══ Given records
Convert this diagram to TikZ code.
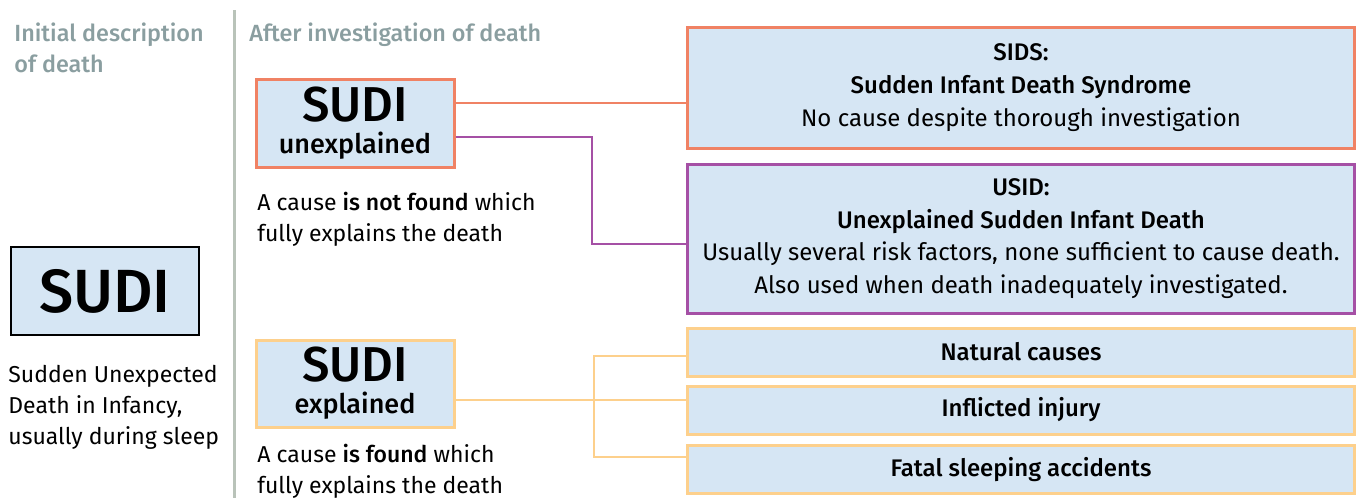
\documentclass[tikz,border=0pt]{standalone}
\usepackage{fontspec}
\setmainfont{Fira Sans}[BoldFont={Fira Sans Medium}]
\definecolor{headgray}{RGB}{138,158,160}
\definecolor{rulegray}{RGB}{185,195,185}
\definecolor{boxblue}{RGB}{214,230,244}
\definecolor{sidsorange}{RGB}{240,130,100}
\definecolor{usidpurple}{RGB}{165,80,165}
\definecolor{explorange}{RGB}{253,208,140}

\begin{document}
\begin{tikzpicture}[x=0.5pt,y=-0.5pt,
  box/.style={draw,fill=boxblue,line width=1.5pt,inner sep=0pt,align=center},
  head/.style={anchor=base west,inner sep=0pt,align=left,text=headgray,
    font=\fontsize{11.7}{15.5}\selectfont\bfseries},
  note/.style={anchor=base west,inner sep=0pt,align=left,
    font=\fontsize{11.5}{15.5}\selectfont},
  rbox/.style={box,minimum width=333.5pt,font=\fontsize{12}{16.3}\selectfont}]
\useasboundingbox (0,0) rectangle (1357,498);

\node[head] (inithead) at (14,72) {Initial description\\of death};
\node[head] (afterhead) at (249,41) {After investigation of death};
\draw[rulegray,line width=1.5pt] (234,10) -- (234,498);

\node[box,line width=1.2pt,minimum width=94pt,minimum height=44pt] (sudi) at (105,291)
  {\fontsize{30.5}{30}\selectfont\bfseries SUDI};
\node[note] (sudinote) at (8,444) {Sudden Unexpected\\Death in Infancy,\\usually during sleep};

\node[box,draw=sidsorange,minimum width=99pt,minimum height=44pt] (unexpl) at (355,123)
  {\fontsize{24.5}{22}\selectfont\bfseries SUDI\\[4pt]\fontsize{13.5}{14}\selectfont\bfseries unexplained};
\node[note] (unexplnote) at (257,241) {A cause \textbf{is not found} which\\fully explains the death};

\node[box,draw=explorange,minimum width=99pt,minimum height=43.5pt] (expl) at (355,383.5)
  {\fontsize{24.5}{22}\selectfont\bfseries SUDI\\[4pt]\fontsize{13.5}{14}\selectfont\bfseries explained};
\node[note] (explnote) at (257,493) {A cause \textbf{is found} which\\fully explains the death};

\node[rbox,draw=sidsorange,minimum height=60.5pt] (sids) at (1021,87.5)
  {\textbf{SIDS:}\\\textbf{Sudden Infant Death Syndrome}\\No cause despite thorough investigation};
\node[rbox,draw=usidpurple,minimum height=74.5pt] (usid) at (1021,238.5)
  {\textbf{USID:}\\\textbf{Unexplained Sudden Infant Death}\\Usually several risk factors, none sufficient to cause death.\\Also used when death inadequately investigated.};
\node[rbox,draw=explorange,minimum height=24pt] (natural) at (1021,352) {\textbf{Natural causes}};
\node[rbox,draw=explorange,minimum height=24pt] (inflicted) at (1021,410) {\textbf{Inflicted injury}};
\node[rbox,draw=explorange,minimum height=24pt] (fatal) at (1021,469.5) {\textbf{Fatal sleeping accidents}};

\coordinate (a1) at ([yshift=10pt]unexpl.east);
\coordinate (a2) at ([yshift=-7pt]unexpl.east);
\coordinate (a3) at ([yshift=-2.75pt]usid.west);
\coordinate (abend) at (592,0);
\coordinate (b1) at ([yshift=-8.25pt]expl.east);
\coordinate (bfork) at (594,400);
\draw[sidsorange,line width=1pt] (a1) -- (a1 -| sids.west);
\draw[usidpurple,line width=1pt] (a2) -- (a2 -| abend) |- (a3);
\draw[explorange,line width=1pt] (b1) -- (b1 -| inflicted.west);
\draw[explorange,line width=1pt] ([yshift=-2pt]natural.west) -| (bfork) |- ([yshift=6.25pt]fatal.west);
\end{tikzpicture}
\end{document}
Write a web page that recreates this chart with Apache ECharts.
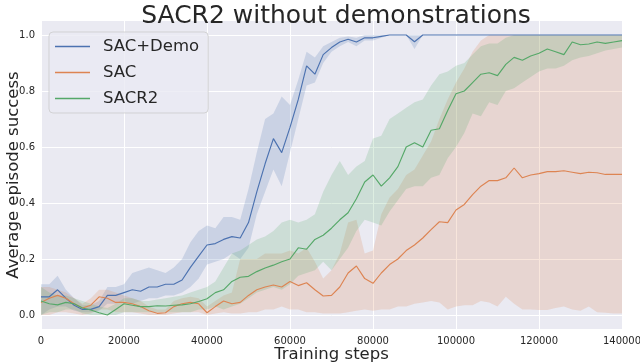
════
• Set exercise: Make an exact copy of the listing above. Do not include the pictures.

• Correct answer:
Convert this diagram to TikZ code.
\documentclass[tikz,border=0pt]{standalone}
\usepackage{fontspec}
\setmainfont{Fira Sans}[BoldFont={Fira Sans Medium}]
\definecolor{headgray}{RGB}{138,158,160}
\definecolor{rulegray}{RGB}{185,195,185}
\definecolor{boxblue}{RGB}{214,230,244}
\definecolor{sidsorange}{RGB}{240,130,100}
\definecolor{usidpurple}{RGB}{165,80,165}
\definecolor{explorange}{RGB}{253,208,140}

\begin{document}
\begin{tikzpicture}[x=0.5pt,y=-0.5pt,
  box/.style={draw,fill=boxblue,line width=1.5pt,inner sep=0pt,align=center},
  head/.style={anchor=base west,inner sep=0pt,align=left,text=headgray,
    font=\fontsize{11.7}{15.5}\selectfont\bfseries},
  note/.style={anchor=base west,inner sep=0pt,align=left,
    font=\fontsize{11.5}{15.5}\selectfont},
  rbox/.style={box,minimum width=333.5pt,font=\fontsize{12}{16.3}\selectfont}]
\useasboundingbox (0,0) rectangle (1357,498);

\node[head] (inithead) at (14,72) {Initial description\\of death};
\node[head] (afterhead) at (249,41) {After investigation of death};
\draw[rulegray,line width=1.5pt] (234,10) -- (234,498);

\node[box,line width=1.2pt,minimum width=94pt,minimum height=44pt] (sudi) at (105,291)
  {\fontsize{30.5}{30}\selectfont\bfseries SUDI};
\node[note] (sudinote) at (8,444) {Sudden Unexpected\\Death in Infancy,\\usually during sleep};

\node[box,draw=sidsorange,minimum width=99pt,minimum height=44pt] (unexpl) at (355,123)
  {\fontsize{24.5}{22}\selectfont\bfseries SUDI\\[4pt]\fontsize{13.5}{14}\selectfont\bfseries unexplained};
\node[note] (unexplnote) at (257,241) {A cause \textbf{is not found} which\\fully explains the death};

\node[box,draw=explorange,minimum width=99pt,minimum height=43.5pt] (expl) at (355,383.5)
  {\fontsize{24.5}{22}\selectfont\bfseries SUDI\\[4pt]\fontsize{13.5}{14}\selectfont\bfseries explained};
\node[note] (explnote) at (257,493) {A cause \textbf{is found} which\\fully explains the death};

\node[rbox,draw=sidsorange,minimum height=60.5pt] (sids) at (1021,87.5)
  {\textbf{SIDS:}\\\textbf{Sudden Infant Death Syndrome}\\No cause despite thorough investigation};
\node[rbox,draw=usidpurple,minimum height=74.5pt] (usid) at (1021,238.5)
  {\textbf{USID:}\\\textbf{Unexplained Sudden Infant Death}\\Usually several risk factors, none sufficient to cause death.\\Also used when death inadequately investigated.};
\node[rbox,draw=explorange,minimum height=24pt] (natural) at (1021,352) {\textbf{Natural causes}};
\node[rbox,draw=explorange,minimum height=24pt] (inflicted) at (1021,410) {\textbf{Inflicted injury}};
\node[rbox,draw=explorange,minimum height=24pt] (fatal) at (1021,469.5) {\textbf{Fatal sleeping accidents}};

\coordinate (a1) at ([yshift=10pt]unexpl.east);
\coordinate (a2) at ([yshift=-7pt]unexpl.east);
\coordinate (a3) at ([yshift=-2.75pt]usid.west);
\coordinate (abend) at (592,0);
\coordinate (b1) at ([yshift=-8.25pt]expl.east);
\coordinate (bfork) at (594,400);
\draw[sidsorange,line width=1pt] (a1) -- (a1 -| sids.west);
\draw[usidpurple,line width=1pt] (a2) -- (a2 -| abend) |- (a3);
\draw[explorange,line width=1pt] (b1) -- (b1 -| inflicted.west);
\draw[explorange,line width=1pt] ([yshift=-2pt]natural.west) -| (bfork) |- ([yshift=6.25pt]fatal.west);
\end{tikzpicture}
\end{document}
Write a web page that recreates this chart with Apache ECharts.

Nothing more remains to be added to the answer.